===== Listed entries
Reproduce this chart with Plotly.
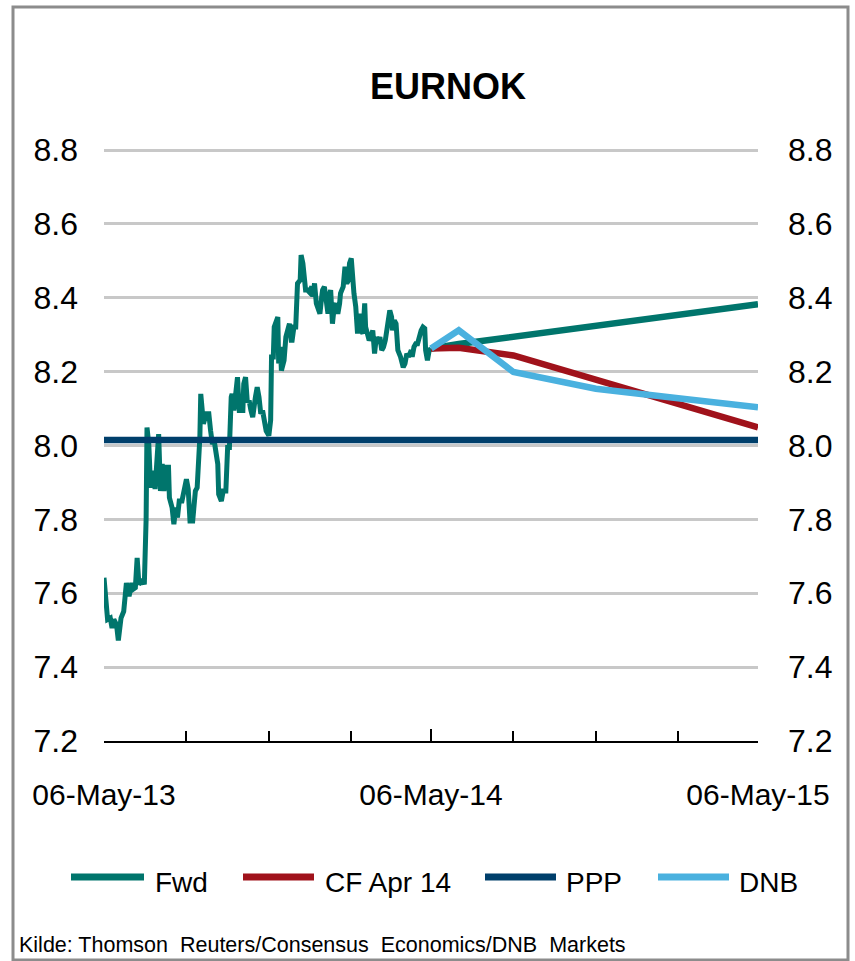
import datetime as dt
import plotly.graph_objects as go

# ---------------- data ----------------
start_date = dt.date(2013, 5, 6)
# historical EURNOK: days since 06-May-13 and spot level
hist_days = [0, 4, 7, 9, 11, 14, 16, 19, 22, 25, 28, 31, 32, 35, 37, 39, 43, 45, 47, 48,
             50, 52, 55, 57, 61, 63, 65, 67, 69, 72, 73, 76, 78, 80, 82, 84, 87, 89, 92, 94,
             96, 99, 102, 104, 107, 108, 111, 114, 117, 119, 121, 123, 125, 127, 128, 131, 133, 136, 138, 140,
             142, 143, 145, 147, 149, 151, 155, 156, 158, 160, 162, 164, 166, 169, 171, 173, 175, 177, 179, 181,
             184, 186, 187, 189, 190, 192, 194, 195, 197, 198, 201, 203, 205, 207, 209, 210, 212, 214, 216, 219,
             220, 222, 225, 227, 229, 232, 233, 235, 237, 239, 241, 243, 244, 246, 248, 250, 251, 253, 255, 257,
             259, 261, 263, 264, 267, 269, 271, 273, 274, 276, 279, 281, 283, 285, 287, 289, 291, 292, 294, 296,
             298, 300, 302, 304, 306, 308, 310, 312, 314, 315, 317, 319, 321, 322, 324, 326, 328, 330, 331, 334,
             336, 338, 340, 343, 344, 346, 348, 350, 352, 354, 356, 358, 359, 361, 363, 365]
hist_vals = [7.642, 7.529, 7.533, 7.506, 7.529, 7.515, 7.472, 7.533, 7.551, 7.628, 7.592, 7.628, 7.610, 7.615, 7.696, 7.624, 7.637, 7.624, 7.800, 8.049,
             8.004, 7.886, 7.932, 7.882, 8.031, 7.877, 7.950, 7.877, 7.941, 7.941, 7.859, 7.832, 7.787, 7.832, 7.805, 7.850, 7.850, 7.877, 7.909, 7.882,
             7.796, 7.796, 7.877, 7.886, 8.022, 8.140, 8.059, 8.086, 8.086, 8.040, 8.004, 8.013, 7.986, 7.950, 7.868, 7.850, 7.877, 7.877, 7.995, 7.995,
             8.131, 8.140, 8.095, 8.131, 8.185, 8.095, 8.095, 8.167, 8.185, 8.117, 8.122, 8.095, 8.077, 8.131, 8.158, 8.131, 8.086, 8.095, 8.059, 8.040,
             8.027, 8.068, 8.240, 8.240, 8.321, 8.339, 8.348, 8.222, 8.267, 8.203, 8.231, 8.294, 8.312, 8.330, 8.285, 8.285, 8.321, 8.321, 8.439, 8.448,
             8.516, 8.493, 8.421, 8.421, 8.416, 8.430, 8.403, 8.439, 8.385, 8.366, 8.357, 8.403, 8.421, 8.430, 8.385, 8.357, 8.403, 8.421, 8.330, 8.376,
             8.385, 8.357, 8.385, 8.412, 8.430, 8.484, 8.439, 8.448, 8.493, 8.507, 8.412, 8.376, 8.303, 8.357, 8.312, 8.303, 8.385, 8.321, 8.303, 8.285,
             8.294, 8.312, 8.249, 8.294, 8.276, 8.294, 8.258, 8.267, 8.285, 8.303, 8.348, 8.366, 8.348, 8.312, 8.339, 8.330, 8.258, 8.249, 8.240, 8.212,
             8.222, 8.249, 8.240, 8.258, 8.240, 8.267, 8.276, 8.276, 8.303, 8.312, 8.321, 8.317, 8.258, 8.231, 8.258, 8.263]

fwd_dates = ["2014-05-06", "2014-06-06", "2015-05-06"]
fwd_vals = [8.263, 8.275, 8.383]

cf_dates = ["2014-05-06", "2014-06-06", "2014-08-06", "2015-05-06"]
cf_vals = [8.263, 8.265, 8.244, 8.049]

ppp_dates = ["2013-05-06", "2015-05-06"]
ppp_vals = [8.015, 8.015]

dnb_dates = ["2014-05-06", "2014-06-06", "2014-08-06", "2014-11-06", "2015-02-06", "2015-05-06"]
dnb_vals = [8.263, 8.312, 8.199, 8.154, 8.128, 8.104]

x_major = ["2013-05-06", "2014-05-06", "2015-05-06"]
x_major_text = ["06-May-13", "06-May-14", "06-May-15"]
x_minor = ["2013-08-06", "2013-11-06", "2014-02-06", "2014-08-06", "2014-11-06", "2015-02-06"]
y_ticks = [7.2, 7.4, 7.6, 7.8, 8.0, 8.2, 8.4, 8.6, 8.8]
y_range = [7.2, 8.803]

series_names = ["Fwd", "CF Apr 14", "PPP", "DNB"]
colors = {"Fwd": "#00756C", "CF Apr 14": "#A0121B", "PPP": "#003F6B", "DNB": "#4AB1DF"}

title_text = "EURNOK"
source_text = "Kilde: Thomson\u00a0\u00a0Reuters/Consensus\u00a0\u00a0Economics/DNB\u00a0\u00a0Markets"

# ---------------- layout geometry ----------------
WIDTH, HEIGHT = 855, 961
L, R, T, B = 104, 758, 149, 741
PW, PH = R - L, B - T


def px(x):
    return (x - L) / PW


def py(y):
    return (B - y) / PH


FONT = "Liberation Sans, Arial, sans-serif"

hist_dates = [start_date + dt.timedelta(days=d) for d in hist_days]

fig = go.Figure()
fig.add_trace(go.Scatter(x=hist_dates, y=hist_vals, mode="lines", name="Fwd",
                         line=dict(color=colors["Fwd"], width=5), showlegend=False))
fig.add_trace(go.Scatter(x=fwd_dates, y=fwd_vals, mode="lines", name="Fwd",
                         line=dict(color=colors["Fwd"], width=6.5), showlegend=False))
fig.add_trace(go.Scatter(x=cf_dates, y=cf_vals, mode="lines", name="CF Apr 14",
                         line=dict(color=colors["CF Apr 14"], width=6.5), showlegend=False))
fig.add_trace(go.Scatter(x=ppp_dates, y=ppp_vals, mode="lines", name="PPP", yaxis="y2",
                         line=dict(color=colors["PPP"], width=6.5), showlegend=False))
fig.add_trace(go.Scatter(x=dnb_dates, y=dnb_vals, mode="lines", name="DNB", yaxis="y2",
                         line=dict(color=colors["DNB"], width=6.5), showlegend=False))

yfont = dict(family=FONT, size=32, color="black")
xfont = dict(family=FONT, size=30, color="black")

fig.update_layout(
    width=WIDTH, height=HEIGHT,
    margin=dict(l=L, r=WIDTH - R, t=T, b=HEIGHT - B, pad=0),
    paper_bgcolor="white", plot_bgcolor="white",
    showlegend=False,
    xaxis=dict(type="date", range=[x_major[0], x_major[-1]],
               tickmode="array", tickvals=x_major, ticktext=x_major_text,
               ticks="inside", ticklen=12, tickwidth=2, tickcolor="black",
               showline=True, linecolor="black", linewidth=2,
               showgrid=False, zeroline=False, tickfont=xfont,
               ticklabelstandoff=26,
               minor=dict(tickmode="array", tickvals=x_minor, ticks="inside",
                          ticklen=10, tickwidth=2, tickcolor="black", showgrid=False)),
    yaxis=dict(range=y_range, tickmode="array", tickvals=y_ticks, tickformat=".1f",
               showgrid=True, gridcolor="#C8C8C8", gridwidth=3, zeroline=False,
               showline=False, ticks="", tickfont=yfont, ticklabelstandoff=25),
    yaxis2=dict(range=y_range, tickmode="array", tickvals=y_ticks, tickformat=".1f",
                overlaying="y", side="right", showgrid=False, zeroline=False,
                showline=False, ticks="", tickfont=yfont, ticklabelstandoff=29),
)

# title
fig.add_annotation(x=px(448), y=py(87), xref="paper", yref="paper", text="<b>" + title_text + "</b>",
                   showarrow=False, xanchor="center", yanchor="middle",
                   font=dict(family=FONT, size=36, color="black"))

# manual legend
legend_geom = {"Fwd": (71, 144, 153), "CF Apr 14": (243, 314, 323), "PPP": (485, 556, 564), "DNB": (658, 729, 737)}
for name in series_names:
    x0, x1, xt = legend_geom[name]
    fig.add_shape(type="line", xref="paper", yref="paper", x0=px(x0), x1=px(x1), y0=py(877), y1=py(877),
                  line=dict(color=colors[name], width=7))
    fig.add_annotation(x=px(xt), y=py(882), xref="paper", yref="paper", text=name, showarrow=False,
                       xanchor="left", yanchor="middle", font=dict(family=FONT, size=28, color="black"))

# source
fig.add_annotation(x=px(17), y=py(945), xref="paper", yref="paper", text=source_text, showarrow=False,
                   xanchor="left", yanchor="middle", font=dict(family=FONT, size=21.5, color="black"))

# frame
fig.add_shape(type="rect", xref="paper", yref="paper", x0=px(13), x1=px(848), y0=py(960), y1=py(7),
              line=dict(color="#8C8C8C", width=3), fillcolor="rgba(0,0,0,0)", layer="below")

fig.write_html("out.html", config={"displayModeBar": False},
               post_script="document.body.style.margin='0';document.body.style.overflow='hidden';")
==========
===== Listed entries
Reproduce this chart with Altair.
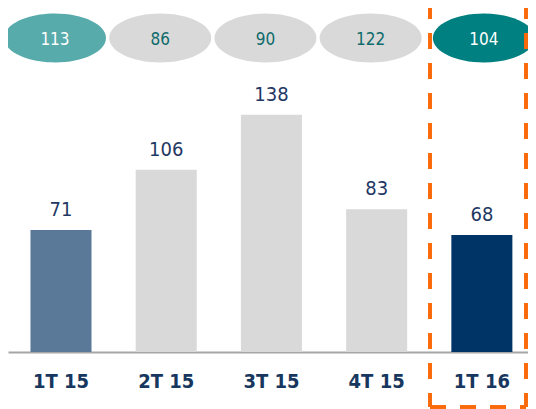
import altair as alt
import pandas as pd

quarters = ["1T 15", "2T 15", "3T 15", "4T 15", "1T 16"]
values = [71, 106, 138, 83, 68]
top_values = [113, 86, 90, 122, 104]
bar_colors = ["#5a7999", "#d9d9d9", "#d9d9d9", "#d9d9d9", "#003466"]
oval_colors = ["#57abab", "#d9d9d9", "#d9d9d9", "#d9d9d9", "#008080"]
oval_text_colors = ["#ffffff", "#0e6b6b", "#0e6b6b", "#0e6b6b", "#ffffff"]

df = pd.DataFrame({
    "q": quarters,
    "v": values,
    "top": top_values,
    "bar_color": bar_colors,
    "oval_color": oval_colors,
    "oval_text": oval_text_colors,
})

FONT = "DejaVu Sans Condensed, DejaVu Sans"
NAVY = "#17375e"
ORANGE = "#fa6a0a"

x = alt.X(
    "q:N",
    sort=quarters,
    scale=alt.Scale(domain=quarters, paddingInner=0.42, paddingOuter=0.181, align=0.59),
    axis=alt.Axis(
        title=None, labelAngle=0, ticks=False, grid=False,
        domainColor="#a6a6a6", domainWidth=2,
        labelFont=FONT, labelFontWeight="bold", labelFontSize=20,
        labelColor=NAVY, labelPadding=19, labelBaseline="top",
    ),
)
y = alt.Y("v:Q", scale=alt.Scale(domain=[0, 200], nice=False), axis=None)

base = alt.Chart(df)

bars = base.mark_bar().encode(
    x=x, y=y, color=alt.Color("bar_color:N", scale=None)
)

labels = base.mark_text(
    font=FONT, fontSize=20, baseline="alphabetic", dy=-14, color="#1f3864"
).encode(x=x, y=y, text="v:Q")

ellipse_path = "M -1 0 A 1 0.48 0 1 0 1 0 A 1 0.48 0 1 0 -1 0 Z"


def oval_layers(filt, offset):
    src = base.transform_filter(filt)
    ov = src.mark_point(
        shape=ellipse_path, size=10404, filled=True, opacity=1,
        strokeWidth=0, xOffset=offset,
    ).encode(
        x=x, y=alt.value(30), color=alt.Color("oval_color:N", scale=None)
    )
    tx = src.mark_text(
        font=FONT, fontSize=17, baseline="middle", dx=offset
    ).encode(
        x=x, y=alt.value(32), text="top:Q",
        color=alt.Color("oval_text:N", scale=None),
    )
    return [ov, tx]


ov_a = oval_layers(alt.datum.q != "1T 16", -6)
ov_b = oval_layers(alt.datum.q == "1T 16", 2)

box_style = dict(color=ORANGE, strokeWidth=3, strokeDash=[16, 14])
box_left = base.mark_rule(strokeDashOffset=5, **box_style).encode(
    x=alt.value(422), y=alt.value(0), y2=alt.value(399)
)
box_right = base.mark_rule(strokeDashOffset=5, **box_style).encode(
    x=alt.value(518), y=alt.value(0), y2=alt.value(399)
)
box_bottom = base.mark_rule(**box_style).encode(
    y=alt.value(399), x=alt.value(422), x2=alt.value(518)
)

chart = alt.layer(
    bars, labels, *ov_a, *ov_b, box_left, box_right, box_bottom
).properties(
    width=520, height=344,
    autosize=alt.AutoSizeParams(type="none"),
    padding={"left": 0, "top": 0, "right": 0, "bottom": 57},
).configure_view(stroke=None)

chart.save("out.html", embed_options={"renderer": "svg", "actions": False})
==========
Task instructions :: Only the lines from the one bearing "Reproduce this chart with Plotly." to the one bearing "import plotly.graph_objects as go", both included, should be restated word for word, with pictures left out.

Exercise response ::
Reproduce this chart with Plotly.
import datetime as dt
import plotly.graph_objects as go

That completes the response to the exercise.